Stop after the line that contains "import seaborn as sns"; until then, restate each line of the entries word for word from the very first.

* GIVEN DATA *
____

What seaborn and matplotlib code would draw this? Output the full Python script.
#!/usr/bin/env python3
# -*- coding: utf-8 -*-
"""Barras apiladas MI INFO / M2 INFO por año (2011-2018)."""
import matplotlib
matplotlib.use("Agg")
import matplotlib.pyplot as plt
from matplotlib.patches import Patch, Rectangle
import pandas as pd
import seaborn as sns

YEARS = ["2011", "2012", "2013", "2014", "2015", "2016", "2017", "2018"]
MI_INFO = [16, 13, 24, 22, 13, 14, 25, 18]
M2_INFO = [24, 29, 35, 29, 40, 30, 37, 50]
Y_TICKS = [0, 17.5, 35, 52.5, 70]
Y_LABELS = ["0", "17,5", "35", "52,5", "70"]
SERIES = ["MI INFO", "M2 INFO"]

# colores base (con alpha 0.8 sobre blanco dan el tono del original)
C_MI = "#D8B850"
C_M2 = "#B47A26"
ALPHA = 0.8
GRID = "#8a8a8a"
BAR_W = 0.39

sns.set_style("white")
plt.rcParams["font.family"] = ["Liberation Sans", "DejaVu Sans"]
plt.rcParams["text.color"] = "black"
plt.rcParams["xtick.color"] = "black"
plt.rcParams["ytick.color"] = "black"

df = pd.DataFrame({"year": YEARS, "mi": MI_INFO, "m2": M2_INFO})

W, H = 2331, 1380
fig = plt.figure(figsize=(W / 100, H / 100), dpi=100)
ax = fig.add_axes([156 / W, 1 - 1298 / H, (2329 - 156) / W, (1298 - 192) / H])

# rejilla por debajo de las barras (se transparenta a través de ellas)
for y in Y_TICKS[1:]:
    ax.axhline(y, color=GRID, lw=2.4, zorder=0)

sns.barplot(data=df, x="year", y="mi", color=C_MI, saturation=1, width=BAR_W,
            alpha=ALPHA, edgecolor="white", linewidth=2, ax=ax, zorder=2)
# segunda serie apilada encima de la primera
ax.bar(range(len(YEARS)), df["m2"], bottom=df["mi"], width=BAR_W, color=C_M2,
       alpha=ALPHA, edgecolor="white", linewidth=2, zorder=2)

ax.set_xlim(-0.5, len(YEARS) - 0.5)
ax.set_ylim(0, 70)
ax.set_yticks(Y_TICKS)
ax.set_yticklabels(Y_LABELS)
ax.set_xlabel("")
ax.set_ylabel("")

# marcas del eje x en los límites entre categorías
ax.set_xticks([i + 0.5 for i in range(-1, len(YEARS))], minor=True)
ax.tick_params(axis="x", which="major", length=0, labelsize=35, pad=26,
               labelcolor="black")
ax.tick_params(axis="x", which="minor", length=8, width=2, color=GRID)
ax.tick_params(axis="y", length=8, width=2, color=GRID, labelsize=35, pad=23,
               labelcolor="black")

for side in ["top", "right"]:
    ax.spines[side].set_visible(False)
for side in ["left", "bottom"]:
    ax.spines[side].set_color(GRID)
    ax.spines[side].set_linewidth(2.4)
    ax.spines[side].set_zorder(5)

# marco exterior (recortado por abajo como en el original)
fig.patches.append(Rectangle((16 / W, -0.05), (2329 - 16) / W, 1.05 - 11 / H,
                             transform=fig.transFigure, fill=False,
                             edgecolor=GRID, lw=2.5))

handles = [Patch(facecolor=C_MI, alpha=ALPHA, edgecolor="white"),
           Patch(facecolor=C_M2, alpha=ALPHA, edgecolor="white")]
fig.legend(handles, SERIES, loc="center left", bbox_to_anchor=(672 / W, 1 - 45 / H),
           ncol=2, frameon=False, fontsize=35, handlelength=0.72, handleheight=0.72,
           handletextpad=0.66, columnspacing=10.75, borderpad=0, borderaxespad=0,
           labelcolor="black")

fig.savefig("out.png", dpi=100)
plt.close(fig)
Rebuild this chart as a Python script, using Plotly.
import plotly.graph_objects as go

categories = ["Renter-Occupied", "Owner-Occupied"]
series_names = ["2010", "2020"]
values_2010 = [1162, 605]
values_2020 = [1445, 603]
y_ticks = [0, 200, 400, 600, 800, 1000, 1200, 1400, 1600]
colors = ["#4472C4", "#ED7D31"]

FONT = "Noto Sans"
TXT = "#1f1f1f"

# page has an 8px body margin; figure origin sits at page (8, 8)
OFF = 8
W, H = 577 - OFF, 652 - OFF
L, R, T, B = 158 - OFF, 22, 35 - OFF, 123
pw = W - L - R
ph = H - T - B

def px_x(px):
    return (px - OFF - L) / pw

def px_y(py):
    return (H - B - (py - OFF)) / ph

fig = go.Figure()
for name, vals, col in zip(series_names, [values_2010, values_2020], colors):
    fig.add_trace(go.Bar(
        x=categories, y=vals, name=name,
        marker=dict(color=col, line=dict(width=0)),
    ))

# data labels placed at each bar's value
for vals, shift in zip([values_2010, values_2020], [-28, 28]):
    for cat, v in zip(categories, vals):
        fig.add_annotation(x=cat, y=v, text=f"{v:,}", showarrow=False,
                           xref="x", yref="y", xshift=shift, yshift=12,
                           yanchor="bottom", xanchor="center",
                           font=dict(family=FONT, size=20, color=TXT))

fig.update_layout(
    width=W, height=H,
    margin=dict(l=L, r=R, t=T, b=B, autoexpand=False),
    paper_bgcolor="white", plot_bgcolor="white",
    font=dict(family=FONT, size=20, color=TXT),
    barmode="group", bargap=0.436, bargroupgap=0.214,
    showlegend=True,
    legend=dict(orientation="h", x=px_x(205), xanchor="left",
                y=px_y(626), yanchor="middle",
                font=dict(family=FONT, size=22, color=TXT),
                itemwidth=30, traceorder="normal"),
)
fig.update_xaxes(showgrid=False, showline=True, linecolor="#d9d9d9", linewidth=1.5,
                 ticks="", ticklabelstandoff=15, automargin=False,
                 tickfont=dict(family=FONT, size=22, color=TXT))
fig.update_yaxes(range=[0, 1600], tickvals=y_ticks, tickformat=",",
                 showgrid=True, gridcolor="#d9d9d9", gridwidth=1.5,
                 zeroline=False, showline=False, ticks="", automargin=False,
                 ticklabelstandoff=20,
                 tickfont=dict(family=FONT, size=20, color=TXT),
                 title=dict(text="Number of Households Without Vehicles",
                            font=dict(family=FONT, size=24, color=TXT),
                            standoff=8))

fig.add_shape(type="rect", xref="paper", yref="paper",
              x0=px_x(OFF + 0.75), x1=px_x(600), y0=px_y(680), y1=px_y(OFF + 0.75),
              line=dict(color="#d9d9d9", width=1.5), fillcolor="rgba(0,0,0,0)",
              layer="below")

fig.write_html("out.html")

____

* ANSWER FOR THE TASK *
What seaborn and matplotlib code would draw this? Output the full Python script.
#!/usr/bin/env python3
# -*- coding: utf-8 -*-
"""Barras apiladas MI INFO / M2 INFO por año (2011-2018)."""
import matplotlib
matplotlib.use("Agg")
import matplotlib.pyplot as plt
from matplotlib.patches import Patch, Rectangle
import pandas as pd
import seaborn as sns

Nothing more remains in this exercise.